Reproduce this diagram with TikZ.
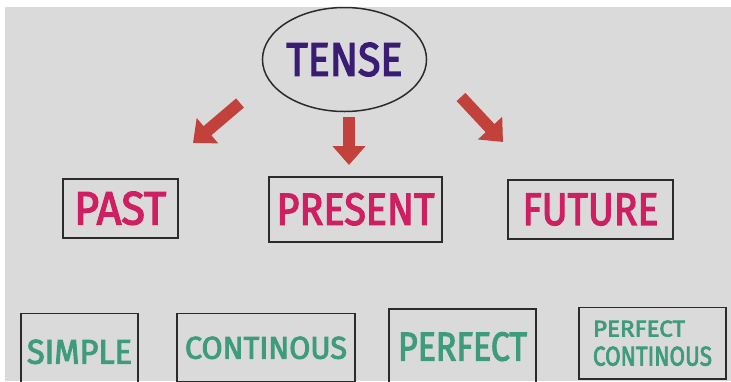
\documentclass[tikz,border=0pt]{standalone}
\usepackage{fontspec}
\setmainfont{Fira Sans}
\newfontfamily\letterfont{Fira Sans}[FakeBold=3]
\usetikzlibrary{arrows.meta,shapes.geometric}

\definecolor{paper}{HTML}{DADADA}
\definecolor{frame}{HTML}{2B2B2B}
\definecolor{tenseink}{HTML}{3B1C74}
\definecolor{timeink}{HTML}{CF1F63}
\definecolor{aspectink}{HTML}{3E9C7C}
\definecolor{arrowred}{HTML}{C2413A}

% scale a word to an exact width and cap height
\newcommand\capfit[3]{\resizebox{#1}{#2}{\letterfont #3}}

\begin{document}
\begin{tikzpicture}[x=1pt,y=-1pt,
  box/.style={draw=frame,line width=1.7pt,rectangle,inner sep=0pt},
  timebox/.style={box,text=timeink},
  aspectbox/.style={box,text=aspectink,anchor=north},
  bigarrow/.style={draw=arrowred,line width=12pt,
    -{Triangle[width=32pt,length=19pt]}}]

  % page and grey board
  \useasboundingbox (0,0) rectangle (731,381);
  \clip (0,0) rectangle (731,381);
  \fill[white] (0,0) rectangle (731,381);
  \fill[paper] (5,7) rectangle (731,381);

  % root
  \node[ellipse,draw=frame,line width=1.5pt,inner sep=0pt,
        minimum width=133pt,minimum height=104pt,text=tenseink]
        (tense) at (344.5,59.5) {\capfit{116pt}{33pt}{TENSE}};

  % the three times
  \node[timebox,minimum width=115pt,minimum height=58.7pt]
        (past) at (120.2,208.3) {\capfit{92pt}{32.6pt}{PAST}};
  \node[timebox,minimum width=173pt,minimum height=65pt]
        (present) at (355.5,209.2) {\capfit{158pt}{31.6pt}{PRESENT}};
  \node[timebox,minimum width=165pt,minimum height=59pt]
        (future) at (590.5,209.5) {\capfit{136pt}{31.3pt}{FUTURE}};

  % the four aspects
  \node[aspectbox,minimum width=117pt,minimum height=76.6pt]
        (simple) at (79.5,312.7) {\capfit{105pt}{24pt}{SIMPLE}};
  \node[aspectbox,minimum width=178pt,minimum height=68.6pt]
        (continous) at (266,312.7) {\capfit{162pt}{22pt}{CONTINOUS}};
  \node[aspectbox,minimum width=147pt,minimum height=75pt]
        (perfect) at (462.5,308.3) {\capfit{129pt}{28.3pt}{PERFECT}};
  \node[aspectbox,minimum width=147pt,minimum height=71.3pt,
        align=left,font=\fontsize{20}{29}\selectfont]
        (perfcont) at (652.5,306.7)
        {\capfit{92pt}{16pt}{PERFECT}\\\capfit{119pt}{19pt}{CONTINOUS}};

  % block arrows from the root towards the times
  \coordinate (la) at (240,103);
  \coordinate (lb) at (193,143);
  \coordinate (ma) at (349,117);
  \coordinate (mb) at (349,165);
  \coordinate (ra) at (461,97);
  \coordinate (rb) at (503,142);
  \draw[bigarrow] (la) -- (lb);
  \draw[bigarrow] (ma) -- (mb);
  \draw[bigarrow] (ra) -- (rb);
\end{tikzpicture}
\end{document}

+ + +

## What is required
Leave out any pictures and return exactly the lines from the beginning of the data through the line with "(tense) at (344.5,59.5)", inclusive.

## Result of this task
Reproduce this diagram with TikZ.
\documentclass[tikz,border=0pt]{standalone}
\usepackage{fontspec}
\setmainfont{Fira Sans}
\newfontfamily\letterfont{Fira Sans}[FakeBold=3]
\usetikzlibrary{arrows.meta,shapes.geometric}

\definecolor{paper}{HTML}{DADADA}
\definecolor{frame}{HTML}{2B2B2B}
\definecolor{tenseink}{HTML}{3B1C74}
\definecolor{timeink}{HTML}{CF1F63}
\definecolor{aspectink}{HTML}{3E9C7C}
\definecolor{arrowred}{HTML}{C2413A}

% scale a word to an exact width and cap height
\newcommand\capfit[3]{\resizebox{#1}{#2}{\letterfont #3}}

\begin{document}
\begin{tikzpicture}[x=1pt,y=-1pt,
  box/.style={draw=frame,line width=1.7pt,rectangle,inner sep=0pt},
  timebox/.style={box,text=timeink},
  aspectbox/.style={box,text=aspectink,anchor=north},
  bigarrow/.style={draw=arrowred,line width=12pt,
    -{Triangle[width=32pt,length=19pt]}}]

  % page and grey board
  \useasboundingbox (0,0) rectangle (731,381);
  \clip (0,0) rectangle (731,381);
  \fill[white] (0,0) rectangle (731,381);
  \fill[paper] (5,7) rectangle (731,381);

  % root
  \node[ellipse,draw=frame,line width=1.5pt,inner sep=0pt,
        minimum width=133pt,minimum height=104pt,text=tenseink]
        (tense) at (344.5,59.5) {\capfit{116pt}{33pt}{TENSE}};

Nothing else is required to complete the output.